**INFORMATION SUPPLIED:**
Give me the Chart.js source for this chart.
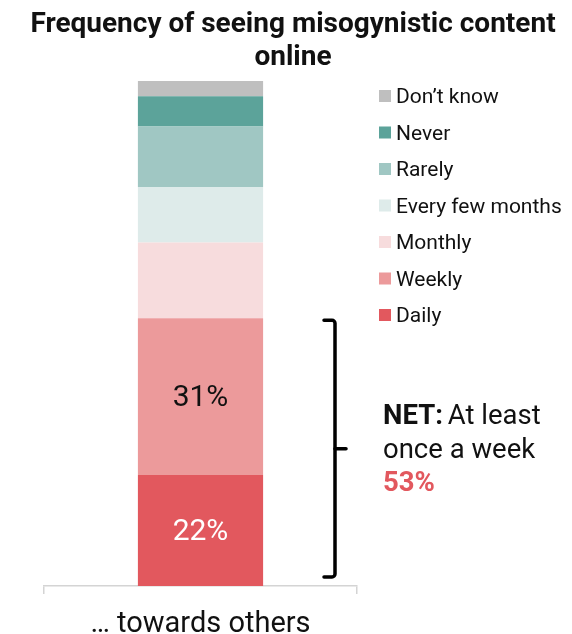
<!DOCTYPE html>
<html>
<head>
<meta charset="utf-8">
<title>Frequency of seeing misogynistic content online</title>
<script src="https://cdn.jsdelivr.net/npm/chart.js@4.4.1/dist/chart.umd.min.js"></script>
<style>
  html, body { margin: 0; padding: 0; background: #ffffff; }
  #wrap { width: 572px; height: 634px; position: relative; }
</style>
</head>
<body>
<div id="wrap"><canvas id="chart"></canvas></div>
<script>
// ---- data ----
const categories = ['\u2026 towards others'];
const seriesNames = ['Daily', 'Weekly', 'Monthly', 'Every few months', 'Rarely', 'Never', 'Don\u2019t know'];
const daily = [22];
const weekly = [31];
const monthly = [15];
const everyFewMonths = [11];
const rarely = [12];
const never = [6];
const dontKnow = [3];
const titleLines = ['Frequency of seeing misogynistic content', 'online'];
const labelledSeries = ['Daily', 'Weekly'];

// ---- styles ----
const FONT = 'Roboto, "Liberation Sans", Arial, sans-serif';
const seriesColors = ['#e2585e', '#ec9a9b', '#f7dcdd', '#deebea', '#a0c7c3', '#5ca39a', '#bfbfbf'];
const labelColors = { 'Daily': '#ffffff', 'Weekly': '#111111' };
const seriesValues = [daily, weekly, monthly, everyFewMonths, rarely, never, dontKnow];

const datasets = seriesNames.map((name, i) => ({
  label: name,
  data: seriesValues[i],
  backgroundColor: seriesColors[i],
  borderWidth: 0,
  categoryPercentage: 1,
  barPercentage: 0.4
}));

// Title, legend, value labels and the NET bracket are painted here
const decorations = {
  id: 'decorations',
  afterDatasetsDraw(chart) {
    const ctx = chart.ctx;
    const yScale = chart.scales.y;
    ctx.save();

    // title
    ctx.fillStyle = '#111111';
    ctx.textAlign = 'center';
    ctx.textBaseline = 'alphabetic';
    ctx.font = 'bold 28px ' + FONT;
    ctx.fillText(titleLines[0], 293, 32);
    ctx.fillText(titleLines[1], 293, 65);

    // value labels inside the labelled segments
    ctx.font = '30px ' + FONT;
    ctx.textBaseline = 'middle';
    chart.data.datasets.forEach((ds, di) => {
      if (!labelledSeries.includes(ds.label)) return;
      const meta = chart.getDatasetMeta(di);
      meta.data.forEach((bar, j) => {
        const p = bar.getProps(['x', 'y', 'base'], true);
        ctx.fillStyle = labelColors[ds.label];
        ctx.fillText(ds.data[j] + '%', p.x, (p.y + p.base) / 2 + 2);
      });
    });

    // legend, listed top to bottom in stack order
    ctx.textAlign = 'left';
    ctx.textBaseline = 'alphabetic';
    ctx.font = '21px ' + FONT;
    const items = chart.data.datasets.slice().reverse();
    items.forEach((ds, k) => {
      const base = 103 + k * 36.5;
      ctx.fillStyle = ds.backgroundColor;
      ctx.fillRect(379, base - 13, 12, 12);
      ctx.fillStyle = '#111111';
      ctx.fillText(ds.label, 396, base);
    });

    // NET bracket spanning Daily + Weekly
    const net = daily[0] + weekly[0];
    const top = yScale.getPixelForValue(net) + 2;
    const bottom = yScale.getPixelForValue(0) - 9;
    const mid = (top + bottom) / 2;
    const bx = 335;
    ctx.strokeStyle = '#000000';
    ctx.lineWidth = 3.5;
    ctx.lineCap = 'round';
    ctx.lineJoin = 'round';
    ctx.beginPath();
    ctx.moveTo(324, top);
    ctx.arcTo(bx, top, bx, top + 10, 3);
    ctx.arcTo(bx, bottom, 324, bottom, 3);
    ctx.lineTo(324, bottom);
    ctx.stroke();
    ctx.beginPath();
    ctx.moveTo(bx, mid);
    ctx.lineTo(346, mid);
    ctx.stroke();

    // NET text
    const tx = 383;
    ctx.font = 'bold 27.5px ' + FONT;
    ctx.fillStyle = '#111111';
    const netLabel = 'NET: ';
    ctx.fillText(netLabel, tx, mid - 25);
    const w = ctx.measureText(netLabel).width;
    ctx.font = '27.5px ' + FONT;
    ctx.fillText('At least', tx + w - 2, mid - 25);
    ctx.fillText('once a week', tx, mid + 9);
    ctx.font = 'bold 27.5px ' + FONT;
    ctx.fillStyle = seriesColors[0];
    ctx.fillText(net + '%', tx, mid + 42);

    ctx.restore();
  }
};

new Chart(document.getElementById('chart'), {
  type: 'bar',
  data: { labels: categories, datasets },
  options: {
    responsive: true,
    maintainAspectRatio: false,
    animation: false,
    layout: { padding: { top: 81, left: 44, right: 215, bottom: 0 } },
    plugins: {
      legend: { display: false },
      tooltip: { enabled: false },
      title: { display: false }
    },
    scales: {
      x: {
        stacked: true,
        afterFit(scale) { scale.height = 48; },
        grid: {
          display: true,
          offset: true,
          drawOnChartArea: false,
          drawTicks: true,
          tickLength: 8,
          color: '#d4d4d4',
          lineWidth: 1.5
        },
        border: { display: true, color: '#d4d4d4', width: 1.5 },
        ticks: {
          color: '#111111',
          padding: 13,
          font: { family: FONT, size: 29 }
        }
      },
      y: {
        stacked: true,
        display: false,
        min: 0,
        max: 100
      }
    }
  },
  plugins: [decorations]
});
</script>
</body>
</html>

**TASK TO COMPLETE:** The data above should be repeated exactly, minus any pictures.

**WRITTEN SOLUTION:**
Give me the Chart.js source for this chart.
<!DOCTYPE html>
<html>
<head>
<meta charset="utf-8">
<title>Frequency of seeing misogynistic content online</title>
<script src="https://cdn.jsdelivr.net/npm/chart.js@4.4.1/dist/chart.umd.min.js"></script>
<style>
  html, body { margin: 0; padding: 0; background: #ffffff; }
  #wrap { width: 572px; height: 634px; position: relative; }
</style>
</head>
<body>
<div id="wrap"><canvas id="chart"></canvas></div>
<script>
// ---- data ----
const categories = ['\u2026 towards others'];
const seriesNames = ['Daily', 'Weekly', 'Monthly', 'Every few months', 'Rarely', 'Never', 'Don\u2019t know'];
const daily = [22];
const weekly = [31];
const monthly = [15];
const everyFewMonths = [11];
const rarely = [12];
const never = [6];
const dontKnow = [3];
const titleLines = ['Frequency of seeing misogynistic content', 'online'];
const labelledSeries = ['Daily', 'Weekly'];

// ---- styles ----
const FONT = 'Roboto, "Liberation Sans", Arial, sans-serif';
const seriesColors = ['#e2585e', '#ec9a9b', '#f7dcdd', '#deebea', '#a0c7c3', '#5ca39a', '#bfbfbf'];
const labelColors = { 'Daily': '#ffffff', 'Weekly': '#111111' };
const seriesValues = [daily, weekly, monthly, everyFewMonths, rarely, never, dontKnow];

const datasets = seriesNames.map((name, i) => ({
  label: name,
  data: seriesValues[i],
  backgroundColor: seriesColors[i],
  borderWidth: 0,
  categoryPercentage: 1,
  barPercentage: 0.4
}));

// Title, legend, value labels and the NET bracket are painted here
const decorations = {
  id: 'decorations',
  afterDatasetsDraw(chart) {
    const ctx = chart.ctx;
    const yScale = chart.scales.y;
    ctx.save();

    // title
    ctx.fillStyle = '#111111';
    ctx.textAlign = 'center';
    ctx.textBaseline = 'alphabetic';
    ctx.font = 'bold 28px ' + FONT;
    ctx.fillText(titleLines[0], 293, 32);
    ctx.fillText(titleLines[1], 293, 65);

    // value labels inside the labelled segments
    ctx.font = '30px ' + FONT;
    ctx.textBaseline = 'middle';
    chart.data.datasets.forEach((ds, di) => {
      if (!labelledSeries.includes(ds.label)) return;
      const meta = chart.getDatasetMeta(di);
      meta.data.forEach((bar, j) => {
        const p = bar.getProps(['x', 'y', 'base'], true);
        ctx.fillStyle = labelColors[ds.label];
        ctx.fillText(ds.data[j] + '%', p.x, (p.y + p.base) / 2 + 2);
      });
    });

    // legend, listed top to bottom in stack order
    ctx.textAlign = 'left';
    ctx.textBaseline = 'alphabetic';
    ctx.font = '21px ' + FONT;
    const items = chart.data.datasets.slice().reverse();
    items.forEach((ds, k) => {
      const base = 103 + k * 36.5;
      ctx.fillStyle = ds.backgroundColor;
      ctx.fillRect(379, base - 13, 12, 12);
      ctx.fillStyle = '#111111';
      ctx.fillText(ds.label, 396, base);
    });

    // NET bracket spanning Daily + Weekly
    const net = daily[0] + weekly[0];
    const top = yScale.getPixelForValue(net) + 2;
    const bottom = yScale.getPixelForValue(0) - 9;
    const mid = (top + bottom) / 2;
    const bx = 335;
    ctx.strokeStyle = '#000000';
    ctx.lineWidth = 3.5;
    ctx.lineCap = 'round';
    ctx.lineJoin = 'round';
    ctx.beginPath();
    ctx.moveTo(324, top);
    ctx.arcTo(bx, top, bx, top + 10, 3);
    ctx.arcTo(bx, bottom, 324, bottom, 3);
    ctx.lineTo(324, bottom);
    ctx.stroke();
    ctx.beginPath();
    ctx.moveTo(bx, mid);
    ctx.lineTo(346, mid);
    ctx.stroke();

    // NET text
    const tx = 383;
    ctx.font = 'bold 27.5px ' + FONT;
    ctx.fillStyle = '#111111';
    const netLabel = 'NET: ';
    ctx.fillText(netLabel, tx, mid - 25);
    const w = ctx.measureText(netLabel).width;
    ctx.font = '27.5px ' + FONT;
    ctx.fillText('At least', tx + w - 2, mid - 25);
    ctx.fillText('once a week', tx, mid + 9);
    ctx.font = 'bold 27.5px ' + FONT;
    ctx.fillStyle = seriesColors[0];
    ctx.fillText(net + '%', tx, mid + 42);

    ctx.restore();
  }
};

new Chart(document.getElementById('chart'), {
  type: 'bar',
  data: { labels: categories, datasets },
  options: {
    responsive: true,
    maintainAspectRatio: false,
    animation: false,
    layout: { padding: { top: 81, left: 44, right: 215, bottom: 0 } },
    plugins: {
      legend: { display: false },
      tooltip: { enabled: false },
      title: { display: false }
    },
    scales: {
      x: {
        stacked: true,
        afterFit(scale) { scale.height = 48; },
        grid: {
          display: true,
          offset: true,
          drawOnChartArea: false,
          drawTicks: true,
          tickLength: 8,
          color: '#d4d4d4',
          lineWidth: 1.5
        },
        border: { display: true, color: '#d4d4d4', width: 1.5 },
        ticks: {
          color: '#111111',
          padding: 13,
          font: { family: FONT, size: 29 }
        }
      },
      y: {
        stacked: true,
        display: false,
        min: 0,
        max: 100
      }
    }
  },
  plugins: [decorations]
});
</script>
</body>
</html>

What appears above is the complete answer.